= Antoine Godin =

Antoine Godin (c. 1805–1836), was "an Iroquois half-breed"
Canadian fur trapper and explorer, is noted primarily for the public murder of a Gros Ventre chief which led to a battle between fur traders and Indians in Pierre's Hole, now called the Teton Basin, in eastern Idaho.

Initially employed by the British Northwest Fur Company, Godin and his father Thyery were among the Iroquois Indians hired because of skills as trappers, hunters and boatmen. From the Montreal area, Godin and his father may have been among forty mostly Iroquois recruits that Joseph LaRocque, of the Northwest Fur Company, brought from Canada to the Rocky Mountains and the Northwest in 1817. In 1821 the Northwest Fur Company and their employees merged with the Hudson's Bay Company.
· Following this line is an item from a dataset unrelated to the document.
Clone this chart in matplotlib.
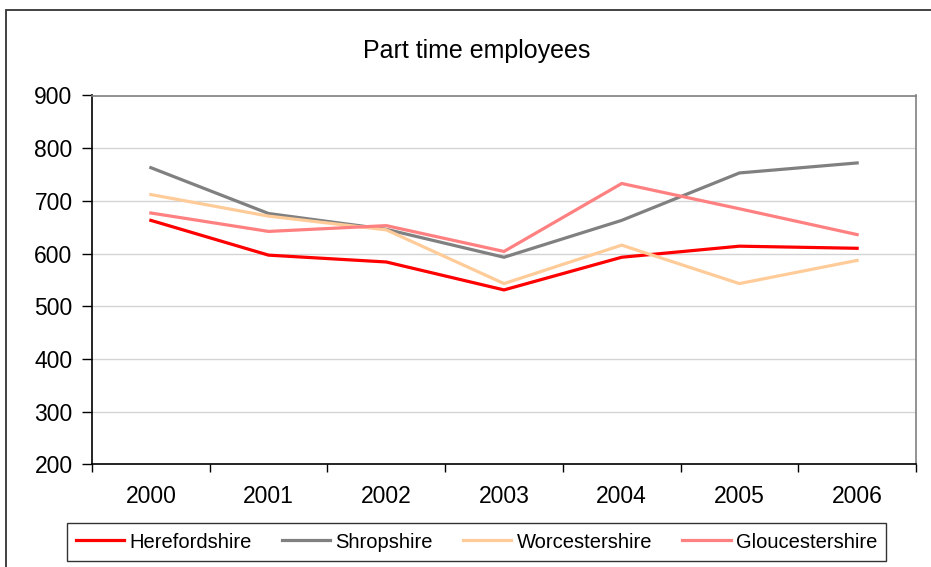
import matplotlib
matplotlib.use("Agg")
import matplotlib.pyplot as plt
from matplotlib.patches import Rectangle
import numpy as np

plt.rcParams['font.family'] = ['Liberation Sans', 'DejaVu Sans']

years = ["2000", "2001", "2002", "2003", "2004", "2005", "2006"]
herefordshire = [663, 597, 584, 531, 593, 614, 610]
shropshire = [763, 676, 646, 593, 663, 753, 772]
worcestershire = [712, 671, 645, 543, 616, 543, 587]
gloucestershire = [677, 642, 653, 604, 733, 685, 636]
y_ticks = [200, 300, 400, 500, 600, 700, 800, 900]

W, H = 931, 567
fig = plt.figure(figsize=(W / 100, H / 100), dpi=100)

# outer chart frame (extends beyond the right/bottom edges)
fig.patches.append(Rectangle((6 / W, -0.1), 2.0, (H - 10) / H + 0.1,
                             transform=fig.transFigure, fill=False,
                             edgecolor='#333333', linewidth=1.3))

left, right, top, bottom = 92, 916, 95.5, 464.3
ax = fig.add_axes([left / W, 1 - bottom / H, (right - left) / W, (bottom - top) / H])

x = np.arange(len(years))
series = [
    ("Herefordshire", herefordshire, "#FF0000"),
    ("Shropshire", shropshire, "#808080"),
    ("Worcestershire", worcestershire, "#FFCC99"),
    ("Gloucestershire", gloucestershire, "#FF8080"),
]
for name, vals, col in series:
    ax.plot(x, vals, color=col, linewidth=2.3, label=name, solid_joinstyle='miter')

ax.set_xlim(-0.5, len(years) - 0.5)
ax.set_ylim(200, 900)
ax.set_yticks(y_ticks)
ax.set_yticklabels([str(v) for v in y_ticks], fontsize=16.5)
ax.yaxis.grid(True, color='#D4D4D4', linewidth=1)
ax.set_axisbelow(True)

ax.set_xticks(np.arange(-0.5, len(years)), labels=[''] * (len(years) + 1))
ax.set_xticks(x, labels=years, minor=True)
ax.tick_params(axis='x', which='major', length=6, width=1, color='black', direction='out')
ax.tick_params(axis='x', which='minor', length=0, labelsize=16.5, pad=15)
ax.tick_params(axis='y', length=7, width=1, color='black', pad=7)

ax.spines['left'].set_color('black')
ax.spines['bottom'].set_color('black')
ax.spines['top'].set_color('#808080')
ax.spines['right'].set_color('#808080')
for s in ax.spines.values():
    s.set_linewidth(1.2)

fig.text(477 / W, 1 - 51 / H, "Part time employees", ha='center', va='center', fontsize=18)

leg = fig.legend(loc='center', bbox_to_anchor=(476.5 / W, 1 - 542 / H), ncol=4,
                 fontsize=14.5, frameon=True, fancybox=False, edgecolor='black',
                 handlelength=2.4, handletextpad=0.25, columnspacing=1.5,
                 borderpad=0.45, borderaxespad=0)
leg.get_frame().set_linewidth(1.0)

fig.savefig("out.png", dpi=100)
Antoine Godin was probably born prior to 1810, as he is mentioned in the 1825 journal of Hudson's Bay officer Peter Skene Ogden in the northern Rocky Mountains. At this time, Thyery Godin had already left his British employer to join American fur trappers at the urging of Johnson Gardner, an associate of William H. Ashley. The Americans promised those who defected from the British higher prices for their furs as well as lower charges for goods and supplies. This campaign resulted in twenty-three Iroquois and Canadian freeman, and their fur caches, joining the Americans. Instead of simply deserting, Antoine Godin met with Ogden to request a release from his obligation to the Hudson's Bay Company. Ogden wrote ...being a worthless scamp, I gave him his liberty...

In either 1828 or 1830, Godin's father was slain by Blackfoot Indians, leaving Antoine with a vindictive hatred for all Blackfeet and their allies.

While traveling to the 1832 rendezvous at Pierre's Hole, Godin and his party came across trapper Thomas Fitzpatrick, emaciated with his feet bare, and his clothing in shreds, traveling without horse or equipment. Fitzpatrick had been attacked and robbed several weeks earlier by Blackfeet when he had ridden ahead of a pack train to alert the rendezvous of their eminent arrival. Godin brought Fitzpatrick in to the rendezvous at a time when many had given Fitzpatrick up for dead.

By 1834 an entry in one of Fort Hall, Idaho's account books indicates that Godin was employed by Nathaniel Wyeth. The note stated that Godin was not reliable, and should have only limited credit. Other entries in the account book show that Godin was a meat hunter for the fort from 1834 to mid-1836.

On May 22, 1836, Godin was invited to trade for furs by a Metis man named James Bird, but was shot without warning by one of Bird's Blackfoot companions prior to trading. Although unable to save Godin, men from the fort were able to retrieve his personal effects. Godin's blanket, rifle, and other goods were shown as credits towards his account in the fort's ledger on May 23, 1836.

==Battle at Pierre's Hole==
At the close of the 1832 rendezvous, Godin joined a brigade led by Milton Sublette. The group of over forty men included Nathaniel Wyeth and eleven of his men. On the morning of the second day after leaving rendezvous, a large group with pack animals were observed approaching the camp. Initially there was no alarm, for this group was assumed to be an American Fur Company supply train led by Lucien Fontenelle, which had failed to arrive in time for the rendezvous. As the group came closer, it became apparent they were a party of between 150 and 200 Gros Ventre Indians, including women and children, who were moving the location of their village. Because they were in transit with their families, this group was not seeking a fight with the mountain men. Signs were made for peace, and one of the chiefs rode forward, as did Antoine Godin and Baptiste Dorian, a Flathead "breed". According to The Adventures of Captain Bonneville, written by Washington Irving, Godin apparently saw this as a chance to avenge the death of his father. Coming even with the chief, Godin grasped the man's rifle and called to Dorian to shoot the chief, which Dorian did. The two then stole the chief's bright red blanket and raced back to the trapper brigade. (Bonneville, "Chapter 6") This murder initiated the "Battle of Pierre's Hole", which resulted in deaths and injuries to both sides.